The parties argue at length about who has the burden of proving the constitutional validity or invalidity (for sentencing purposes) of a prior, predicate conviction. The Government points out that, theoretically speaking, any given conviction might suffer any of a myriad of constitutional defects. Practically speaking, it is the defendant, not the probation officer or the Government, who will know any particular defect-related details about any particular prior conviction. For such reasons, the Sentencing Commission (and courts) in related sentencing areas have said that, once the Government establishes the existence of a prior conviction, the burden shifts to the offender to show that the conviction violated the Federal Constitution. See Sentencing Guidelines § 4A1.2 Application Note 6 ("Convictions which the defendant shows to have been constitutionally invalid may not be counted in the criminal history score.") (emphasis added); United States v. Unger, 915 F.2d 759, 764 (1st Cir. 1990); United States v. Dickens, 879 F.2d 410, 411-12 (8th Cir. 1989). These practical reasons, and the need for uniformity in sentencing procedure, would counsel a similar result here. And, Wilkinson could not meet such a test, for he did not provide the sentencing court, nor has he provided us, with any good reason to believe that he did not have a lawyer in either 1955 or 1968. He has nowhere said, for example, that he did not have a lawyer; he simply says the Government did not prove that he did.

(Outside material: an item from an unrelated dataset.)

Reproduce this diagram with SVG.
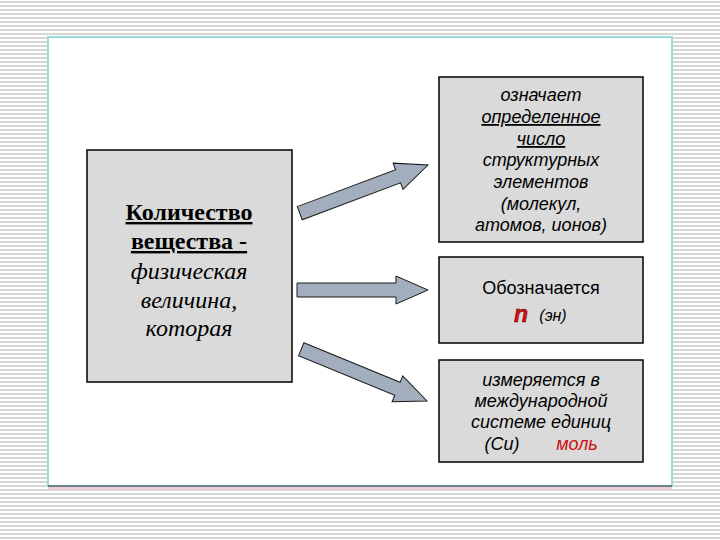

We need not decide the "burden of proof" question definitively, however, for there is a simpler reason why Wilkinson's argument fails. To enhance Wilkinson's sentence, the Government must show in post-trial sentencing proceedings that he had three prior "violent felony" convictions. See 18 U.S.C. § 924(e)(1). Ordinarily, the Government must prove facts used for sentencing by "a preponderance of the evidence." See, e.g., United States v. Wright, 873 F.2d 437, 441 (1st Cir. 1989). The "evidence" that it may use to make this showing must be "reliable," but it need not meet "hearsay," or other formal evidentiary requirements. See United States v. Moccia, 681 F.2d 61, 65 (1st Cir. 1982); United States v. Fatico, 579 F.2d 707, 713 (2d Cir. 1978). We know of no reason why this would be different in the ACCA context. The Government showed that Wilkinson had three prior "violent felony" convictions by introducing certified copies of four convictions, along with various other procedural papers from the prior proceedings. With one exception, not a word in the record suggests that Wilkinson was not represented by counsel during these prior proceedings. Since the number of felony cases where a defendant lacks counsel must be small (particularly after Gideon v. Wainwright, 372 U.S. 335, 83 S.Ct. 792, 9 L.Ed.2d 799 (1963)), a sentencing court may permissibly infer from the record of the conviction that the conviction was not obtained unconstitutionally provided the record contains no reason to believe the contrary.
As we noted above, the record contains almost no reason to believe the contrary. But there is one exception. The document used to prove the 1968 conviction for armed robbery has a space for the name of defense counsel, and that space is blank. The record, however, also contains the presentence report, which specifically says that Wilkinson was represented by counsel in 1968 — a conclusion that the presentence report says it reached on the basis of a different presentence report relevant to a 1977 federal prosecution, which, in turn, says it obtained that information from "court records." In sentencing matters, presentence reports are normally considered reliable sources of information, upon which sentencing courts may rely, as are court records. That is to say, courts can, and do, commonly take as true facts stated in presentence reports when they are not challenged. See, e.g., United States v. McVicar, 907 F.2d 1, 2 (1st Cir. 1990); United States v. McDowell, 888 F.2d 285, 290 n. 1 (3d Cir. 1989). As we have said, Wilkinson nowhere has denied that he had counsel in 1968. He claims only that the Government did not prove that he did. Wilkinson does not claim that he did not see the presentence report before sentencing. Nor does he claim he was not given an opportunity to challenge the statement. See Fed.R.Crim.P. 32(c)(3)(A). In our view, under these circumstances, the certified convictions, the record references we have just mentioned, the fact that an uncounseled felony proceeding would be most unusual, and the absence of any other indication that Wilkinson lacked counsel, are more than enough to permit a court to conclude that his prior record satisfied the statute's terms, irrespective of how we might eventually decide to allocate the burden of proving (under the ACCA) that an otherwise apparently valid predicate conviction was unconstitutional.
Wilkinson's final argument is that one of the predicate convictions — the 1960 conviction — is not a "violent felony" for purposes of the sentencing statute. That statute defines "violent felony" as "any crime . . . that . . . is burglary . . . or otherwise involves conduct that presents a serious potential risk of physical injury to another." 18 U.S.C. § 924(e)(2)(B). Wilkinson's 1960 conviction was for breaking and entering a building in the nighttime with the intent to commit a felony, in violation of Mass.Gen.L. ch. 266, § 16. We have held that this crime falls within the statute because it "involves conduct that presents a serious potential risk of physical injury to another." See United States v. Patterson, 882 F.2d 595, 604 (1st Cir. 1989), cert. denied, ___ U.S. ___, 110 S.Ct. 737, 107 L.Ed.2d 755 (1990). The Supreme Court more recently held that "burglary" includes "an unlawful ... entry into ... a building ... with intent to commit a crime." Taylor v. United States, ___ U.S. ___, 110 S.Ct. 2143, 2158, 109 L.Ed.2d 607 (1990). Hence, one way or the other or both, the predicate offense falls within the statute.